Like all RTS professors, Dr. Freundt is well-published with over 200 articles in print and several forthcoming. Some of those will appear in Makers of Christian Theology in America, the Evangelical Dictionary of World Missions, Australian Presbyterian Life Today, and the prestigious Die Religion in Geschichte und Gegenwart.

That "bright spot" at the seminary will continue to influence many though he is retiring from teaching full-time. Al will continue to have an office at RTS for research and writing - perhaps even to write a history of the seminary. Of course, this office will have an open door for any students or former students who come calling. He plans to keep preaching on Sundays at First Presbyterian in Durant, and he'll continue his work in the presbytery and in the synod.

He only hopes to have more time to do some of the things he’s always wanted to do like research and write family history, spend more time with his four grandchildren, read western novels (he’s already read more than 110 of Louis L’Amour's books) and listen to music (jazz, classical and genuine Appalachian folk music are his favorites).

Perhaps travel will fit into Al retirement plans. too. He and Alene love to travel and have visited England, Austria, Poland, Hungary, Mexico, and Puerto Rico and have led tours to Germany and Israel.

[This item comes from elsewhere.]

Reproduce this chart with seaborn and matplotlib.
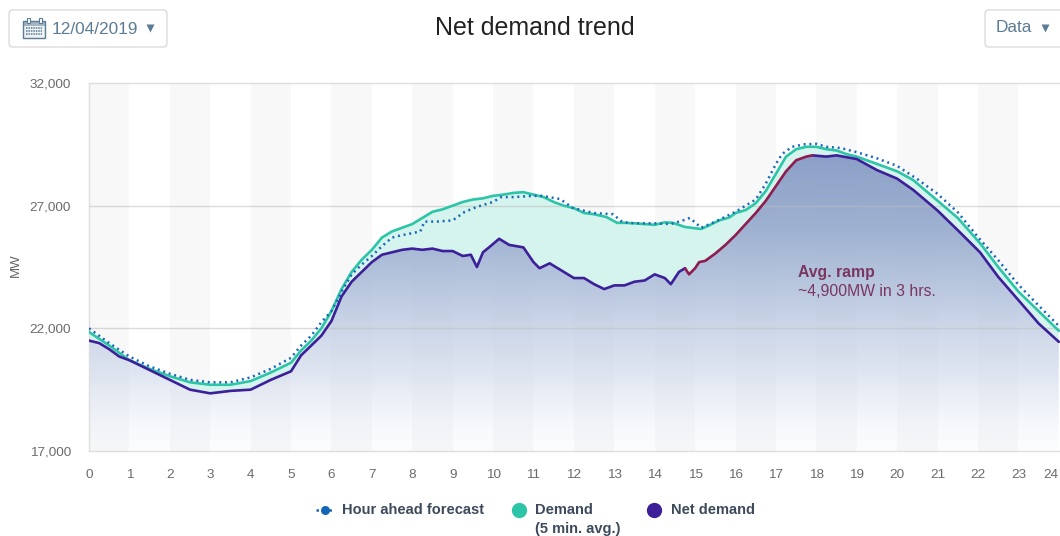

As RTS looks ahead to its next era of development, Freundt's words of vision from the closing prayer of Who Is My Adversary? are still timely:

Oh God, fill us with Thy Spirit. Dispel on all sides the clouds of misunderstanding and passion. While we contend with one another over those things we consider essential, may we not forget Thy love to us both and our requirement to love one another. And may we not forget to strive for that holiness that Thou requirest of all. Guard us from hatred. Let us sow peace and understanding. Help us not to think of ourselves more highly than we ought. Draw us all closer to the living Word and the written Word, that we may approach nearer to one another. May the beauty of Jesus Christ be seen in us - for His name’s sake. Amen.